Problem statement -> Give again, verbatim, the lines between the line that contains "Rebuild this chart" and the line that contains "var y = d3.scaleLinear().domain([0, 32.5]).range([margin.top", counting both ends. Pictures are excluded from the copy.

Data excerpts ->
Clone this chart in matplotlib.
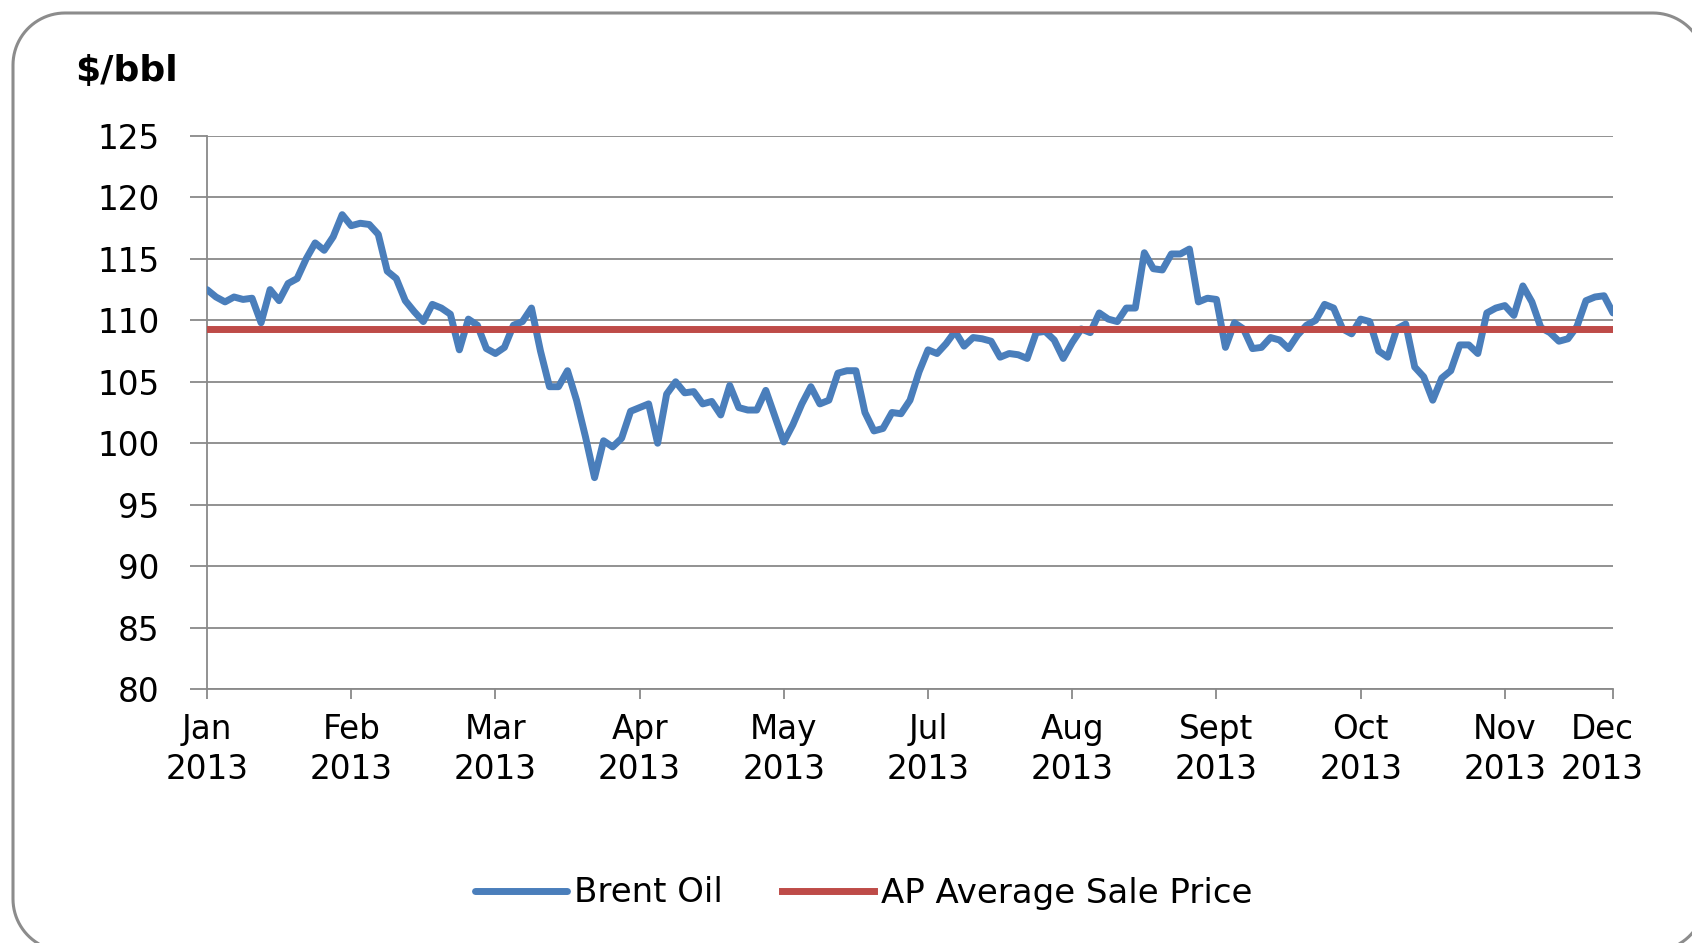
import numpy as np
import matplotlib
matplotlib.use("Agg")
import matplotlib.pyplot as plt
from matplotlib.path import Path
from matplotlib.patches import PathPatch
import matplotlib.transforms as mtransforms

# ---- data ----
brent_oil = [
    112.5, 111.9, 111.5, 111.9, 111.7, 111.8, 109.8, 112.5, 111.6, 113.0,
    113.4, 115.0, 116.3, 115.7, 116.8, 118.6, 117.7, 117.9, 117.8, 117.0,
    114.0, 113.4, 111.6, 110.7, 109.9, 111.3, 111.0, 110.5, 107.6, 110.1,
    109.6, 107.7, 107.3, 107.8, 109.6, 109.9, 111.0, 107.5, 104.6, 104.6,
    105.9, 103.5, 100.5, 97.2, 100.2, 99.7, 100.4, 102.6, 102.9, 103.2,
    100.0, 104.0, 105.0, 104.1, 104.2, 103.2, 103.4, 102.3, 104.7, 102.9,
    102.7, 102.7, 104.3, 102.2, 100.1, 101.5, 103.2, 104.6, 103.2, 103.5,
    105.7, 105.9, 105.9, 102.5, 101.0, 101.2, 102.5, 102.4, 103.5, 105.8,
    107.6, 107.3, 108.1, 109.1, 107.9, 108.6, 108.5, 108.3, 107.0, 107.3,
    107.2, 106.9, 109.0, 109.1, 108.4, 106.9, 108.2, 109.3, 109.0, 110.6,
    110.1, 109.9, 111.0, 111.0, 115.5, 114.2, 114.1, 115.4, 115.4, 115.8,
    111.5, 111.8, 111.7, 107.8, 109.8, 109.3, 107.7, 107.8, 108.6, 108.4,
    107.7, 108.8, 109.6, 110.0, 111.3, 111.0, 109.3, 108.9, 110.1, 109.9,
    107.5, 107.0, 109.3, 109.7, 106.2, 105.4, 103.5, 105.3, 105.9, 108.0,
    108.0, 107.3, 110.6, 111.0, 111.2, 110.4, 112.8, 111.5, 109.4, 109.0,
    108.3, 108.5, 109.5, 111.6, 111.9, 112.0, 110.6,
]
ap_average_sale_price = 109.3
tick_labels = ["Jan\n2013", "Feb\n2013", "Mar\n2013", "Apr\n2013", "May\n2013",
               "Jul\n2013", "Aug\n2013", "Sept\n2013", "Oct\n2013", "Nov\n2013",
               "Dec\n2013"]
tick_index = [0, 16, 32, 48, 64, 80, 96, 112, 128, 144, 156]
y_ticks = [80, 85, 90, 95, 100, 105, 110, 115, 120, 125]

# ---- style ----
plt.rcParams['font.family'] = ['DejaVu Sans']
BLUE = "#4A7EBB"
RED = "#BE4B48"
GRID = "#898989"
FS = 23.5

W, H = 1692, 943
fig = plt.figure(figsize=(W / 100, H / 100), dpi=100)
fig.patch.set_facecolor("white")

# rounded outer frame in pixel coordinates (partly off-canvas, as in the reference)
def rounded_rect_path(x0, y0, x1, y1, r, n=24):
    verts = []
    corners = [((x1 - r, y1 - r), 0, 90), ((x0 + r, y1 - r), 90, 180),
               ((x0 + r, y0 + r), 180, 270), ((x1 - r, y0 + r), 270, 360)]
    for (cx, cy), a0, a1 in corners:
        for t in np.linspace(np.radians(a0), np.radians(a1), n):
            verts.append((cx + r * np.cos(t), cy + r * np.sin(t)))
    verts.append(verts[0])
    codes = [Path.MOVETO] + [Path.LINETO] * (len(verts) - 2) + [Path.CLOSEPOLY]
    return Path(verts, codes)

frame_path = rounded_rect_path(13, -8, 1705, H - 13, 52)
frame = PathPatch(frame_path, transform=mtransforms.IdentityTransform(),
                  facecolor="none", edgecolor="#8C8C8C", linewidth=2.2,
                  zorder=0)
fig.patches.append(frame)

left, right = 207 / W, 1613 / W
top, bottom = 1 - 136 / H, 1 - 689 / H
ax = fig.add_axes([left, bottom, right - left, top - bottom])

x = np.arange(len(brent_oil))
ax.plot(x, brent_oil, color=BLUE, linewidth=5.0, solid_joinstyle="round",
        solid_capstyle="round", label="Brent Oil", zorder=3)
ax.plot(x, np.full(len(x), ap_average_sale_price), color=RED, linewidth=5.0,
        label="AP Average Sale Price", zorder=4)

ax.set_xlim(0, len(brent_oil) - 1)
ax.set_ylim(80, 125)
ax.set_yticks(y_ticks)
ax.set_yticklabels([str(v) for v in y_ticks])
ax.set_xticks(tick_index)
ax.set_xticklabels(tick_labels)

ax.grid(axis="y", color=GRID, linewidth=1.3, zorder=1)
ax.set_axisbelow(True)
for s in ["top", "right"]:
    ax.spines[s].set_visible(False)
for s in ["left", "bottom"]:
    ax.spines[s].set_color(GRID)
    ax.spines[s].set_linewidth(1.3)

ax.tick_params(axis="y", direction="out", length=12, width=1.3, color=GRID,
               pad=22, labelsize=FS, labelcolor="black")
ax.tick_params(axis="x", direction="out", length=7, width=1.3, color=GRID,
               pad=10, labelsize=FS, labelcolor="black")
for lbl in ax.get_xticklabels():
    lbl.set_linespacing(1.3)
last = ax.get_xticklabels()[-1]
last.set_transform(last.get_transform() +
                   mtransforms.ScaledTranslation(-0.11, 0, fig.dpi_scale_trans))

fig.text(75 / W, 1 - 71 / H, "$/bbl", fontsize=26, fontweight="bold",
         ha="left", va="center", color="black")

leg = fig.legend(loc="center", bbox_to_anchor=(0.5106, 1 - 893 / H), ncol=2,
                 frameon=False, fontsize=24.5, handlelength=2.7,
                 handletextpad=0.2, columnspacing=1.75)

fig.savefig("out.png", dpi=100, facecolor="white")
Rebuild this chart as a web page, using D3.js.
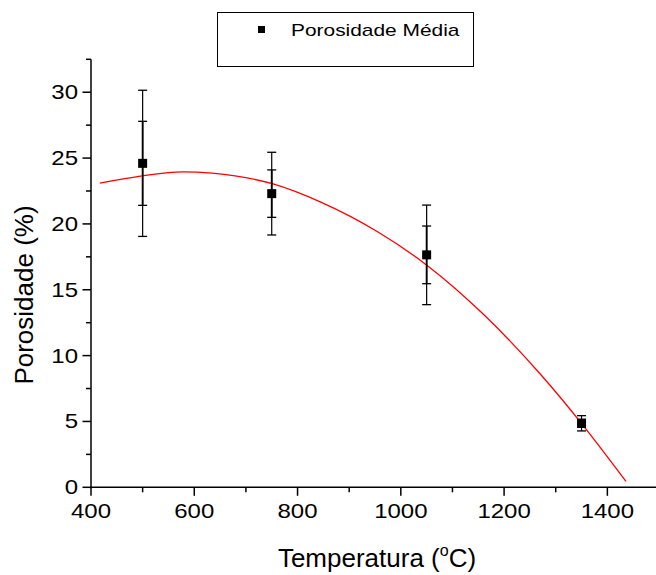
<!DOCTYPE html>
<html>
<head>
<meta charset="utf-8">
<script src="https://cdnjs.cloudflare.com/ajax/libs/d3/7.8.5/d3.min.js"></script>
<style>
  body { margin: 0; background: #fff; }
  svg { display: block; font-family: "Liberation Sans", Arial, sans-serif; }
</style>
</head>
<body>
<svg id="chart" width="656" height="575"></svg>
<script>
// mean porosity per sintering temperature
const temperatures = [500, 750, 1050, 1350];
const porosity = [24.6, 22.3, 17.65, 4.86];
// two sets of error bars drawn on top of each other
const errOuter = [5.55, 3.14, 3.78, 0.58];
const errInner = [3.19, 1.8, 2.19, 0.3];

// red fit line
const fitX = [417, 500, 577, 635, 751, 845, 955, 1051, 1161, 1270, 1354, 1436];
const fitY = [23.1, 23.65, 23.95, 23.85, 23.05, 21.65, 19.4, 16.85, 13.1, 8.6, 4.65, 0.45];

const xTicks = [400, 600, 800, 1000, 1200, 1400];
const xMinor = [500, 700, 900, 1100, 1300, 1500];
const yTicks = [0, 5, 10, 15, 20, 25, 30];
const yMinor = [2.5, 7.5, 12.5, 17.5, 22.5, 27.5, 32.5];

var svg = d3.select("#chart");
var margin = { left: 91, top: 59.3, bottom: 87.7 };
var height = 575 - margin.top - margin.bottom;

var x = d3.scaleLinear().domain([400, 1500]).range([margin.left, margin.left + 568]);
var y = d3.scaleLinear().domain([0, 32.5]).range([margin.top + height, margin.top]);

// tick labels come out a bit wide in the original export
var stretch = 1.2;

// axes
var gx = svg.append("g").attr("transform", "translate(0," + y(0) + ")");
gx.append("line").attr("x1", x(400) - 1).attr("x2", 660).attr("stroke", "#000").attr("stroke-width", 1.5);
gx.selectAll(".maj").data(xTicks).enter().append("line")
  .attr("x1", d => x(d)).attr("x2", d => x(d)).attr("y1", 0).attr("y2", 8.5)
  .attr("stroke", "#000").attr("stroke-width", 1.5);
gx.selectAll(".min").data(xMinor).enter().append("line")
  .attr("x1", d => x(d)).attr("x2", d => x(d)).attr("y1", 0).attr("y2", 5)
  .attr("stroke", "#000").attr("stroke-width", 1.5);
gx.selectAll("text").data(xTicks).enter().append("text")
  .attr("transform", d => "translate(" + x(d) + ",30.5) scale(" + stretch + ",1)")
  .attr("text-anchor", "middle").attr("font-size", 20).attr("fill", "#000")
  .text(d => d);

var gy = svg.append("g").attr("transform", "translate(" + x(400) + ",0)");
gy.append("line").attr("y1", y(0) + 1).attr("y2", y(32.5)).attr("stroke", "#000").attr("stroke-width", 1.5);
gy.selectAll(".maj").data(yTicks).enter().append("line")
  .attr("y1", d => y(d)).attr("y2", d => y(d)).attr("x1", 0).attr("x2", -8.5)
  .attr("stroke", "#000").attr("stroke-width", 1.5);
gy.selectAll(".min").data(yMinor).enter().append("line")
  .attr("y1", d => y(d)).attr("y2", d => y(d)).attr("x1", 0).attr("x2", -5)
  .attr("stroke", "#000").attr("stroke-width", 1.5);
gy.selectAll("text").data(yTicks).enter().append("text")
  .attr("transform", d => "translate(-13," + (y(d) + 7) + ") scale(" + stretch + ",1)")
  .attr("text-anchor", "end").attr("font-size", 20).attr("fill", "#000")
  .text(d => d);

// axis titles
var xt = svg.append("text").attr("x", 377).attr("y", 567)
  .attr("text-anchor", "middle").attr("font-size", 26).attr("fill", "#000");
xt.append("tspan").text("Temperatura (");
xt.append("tspan").attr("font-size", 16).attr("dy", -11).text("o");
xt.append("tspan").attr("dy", 11).text("C)");

svg.append("text")
  .attr("transform", "translate(33,295) rotate(-90)")
  .attr("text-anchor", "middle").attr("font-size", 26).attr("fill", "#000")
  .text("Porosidade (%)");

// fit curve
var line = d3.line().x(d => x(d[0])).y(d => y(d[1])).curve(d3.curveMonotoneX);
svg.append("path")
  .datum(d3.zip(fitX, fitY))
  .attr("d", line)
  .attr("fill", "none").attr("stroke", "#ff0000").attr("stroke-width", 1.3);

// error bars + markers
var pts = svg.append("g").selectAll("g").data(temperatures).enter().append("g");
function bars(err, sw) {
  pts.append("line")
    .attr("x1", d => x(d)).attr("x2", d => x(d))
    .attr("y1", (d, i) => y(porosity[i] + err[i])).attr("y2", (d, i) => y(porosity[i] - err[i]))
    .attr("stroke", "#000").attr("stroke-width", sw);
  [1, -1].forEach(function (s) {
    pts.append("line")
      .attr("x1", d => x(d) - 4.5).attr("x2", d => x(d) + 4.5)
      .attr("y1", (d, i) => y(porosity[i] + s * err[i])).attr("y2", (d, i) => y(porosity[i] + s * err[i]))
      .attr("stroke", "#000").attr("stroke-width", 1.3);
  });
}
bars(errOuter, 1.2);
bars(errInner, 1.8);
pts.append("rect")
  .attr("x", d => x(d) - 4.5).attr("y", (d, i) => y(porosity[i]) - 4.5)
  .attr("width", 9).attr("height", 9).attr("fill", "#000");

// legend
var lg = svg.append("g");
lg.append("rect").attr("x", 217.5).attr("y", 12.5).attr("width", 256).attr("height", 54)
  .attr("fill", "#fff").attr("stroke", "#000").attr("stroke-width", 1);
lg.append("rect").attr("x", 258).attr("y", 26).attr("width", 7).attr("height", 7).attr("fill", "#000");
lg.append("text").attr("transform", "translate(291,35.5) scale(1.23,1)")
  .attr("font-size", 17).attr("fill", "#000").text("Porosidade Média");
</script>
</body>
</html>
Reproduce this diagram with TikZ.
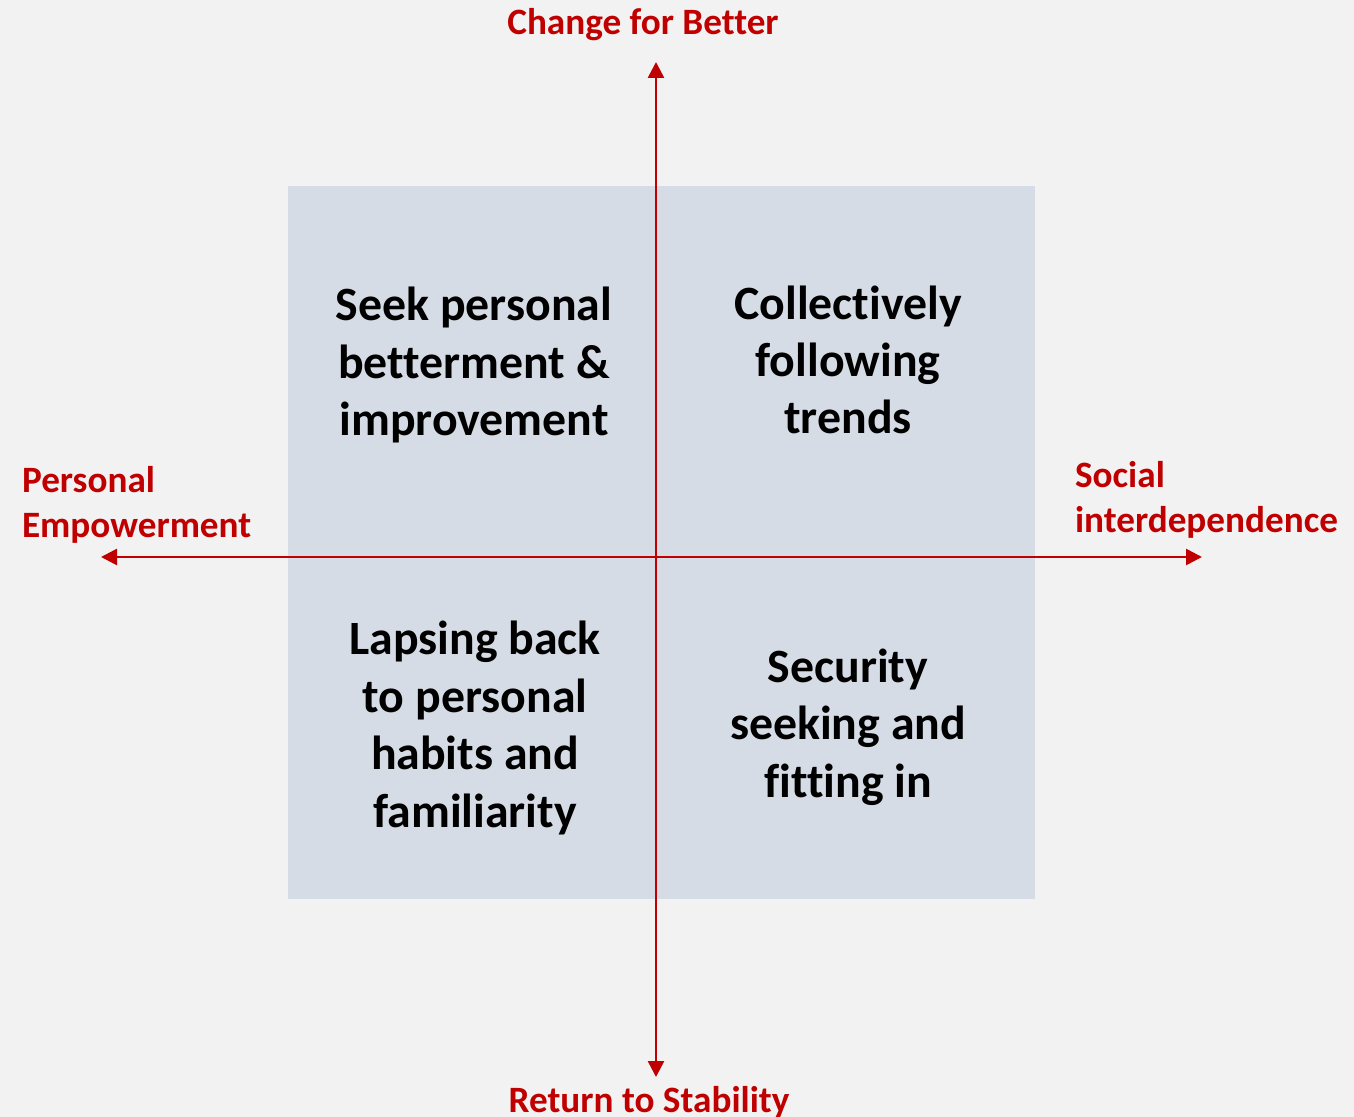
\documentclass[tikz,border=0pt]{standalone}
\usepackage{fontspec}
\setmainfont{Carlito}[RawFeature=-liga]
\usetikzlibrary{arrows.meta}
\definecolor{bgc}{HTML}{F2F2F2}
\definecolor{boxc}{HTML}{D6DCE5}
\definecolor{axisred}{HTML}{C00000}
\tikzset{
  quad/.style={align=center, font=\fontsize{23.9}{28.7}\selectfont\bfseries, text=black},
  axlabel/.style={font=\fontsize{18.6}{22.5}\selectfont\bfseries, text=axisred},
  axisline/.style={draw=axisred, line width=1.3pt, -{Triangle[length=8pt,width=8pt]}}
}
\begin{document}
\begin{tikzpicture}[x=0.5pt,y=-0.5pt]
\fill[bgc] (0,0) rectangle (1354,1117);
\useasboundingbox (0,0) rectangle (1354,1117);
\fill[boxc] (288,186) rectangle (1035,899);
\coordinate (c) at (656,557);
\coordinate (top) at (656,62);
\coordinate (bot) at (656,1077);
\coordinate (left) at (101,557);
\coordinate (right) at (1202,557);
\draw[axisline] (c) -- (top);
\draw[axisline] (c) -- (bot);
\draw[axisline] (c) -- (left);
\draw[axisline] (c) -- (right);
\node[quad] (tl) at (474,365) {Seek personal\\betterment \&\\improvement};
\node[quad] (tr) at (848,360) {Collectively\\following\\trends};
\node[quad] (bl) at (475,728) {Lapsing back\\to personal\\habits and\\familiarity};
\node[quad] (br) at (848,727) {Security\\seeking and\\fitting in};
\node[axlabel] (up) at (643,25) {Change for Better};
\node[axlabel] (down) at (649,1102) {Return to Stability};
\node[axlabel, align=left, anchor=west] (pe) at (15,505) {Personal\\Empowerment};
\node[axlabel, align=left, anchor=west] (si) at (1068,500) {Social\\interdependence};
\end{tikzpicture}
\end{document}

Answer to the exercise ->
Rebuild this chart as a web page, using D3.js.
<!DOCTYPE html>
<html>
<head>
<meta charset="utf-8">
<script src="https://cdnjs.cloudflare.com/ajax/libs/d3/7.8.5/d3.min.js"></script>
<style>
  body { margin: 0; background: #fff; }
  svg { display: block; font-family: "Liberation Sans", Arial, sans-serif; }
</style>
</head>
<body>
<svg id="chart" width="656" height="575"></svg>
<script>
// mean porosity per sintering temperature
const temperatures = [500, 750, 1050, 1350];
const porosity = [24.6, 22.3, 17.65, 4.86];
// two sets of error bars drawn on top of each other
const errOuter = [5.55, 3.14, 3.78, 0.58];
const errInner = [3.19, 1.8, 2.19, 0.3];

// red fit line
const fitX = [417, 500, 577, 635, 751, 845, 955, 1051, 1161, 1270, 1354, 1436];
const fitY = [23.1, 23.65, 23.95, 23.85, 23.05, 21.65, 19.4, 16.85, 13.1, 8.6, 4.65, 0.45];

const xTicks = [400, 600, 800, 1000, 1200, 1400];
const xMinor = [500, 700, 900, 1100, 1300, 1500];
const yTicks = [0, 5, 10, 15, 20, 25, 30];
const yMinor = [2.5, 7.5, 12.5, 17.5, 22.5, 27.5, 32.5];

var svg = d3.select("#chart");
var margin = { left: 91, top: 59.3, bottom: 87.7 };
var height = 575 - margin.top - margin.bottom;

var x = d3.scaleLinear().domain([400, 1500]).range([margin.left, margin.left + 568]);
var y = d3.scaleLinear().domain([0, 32.5]).range([margin.top + height, margin.top]);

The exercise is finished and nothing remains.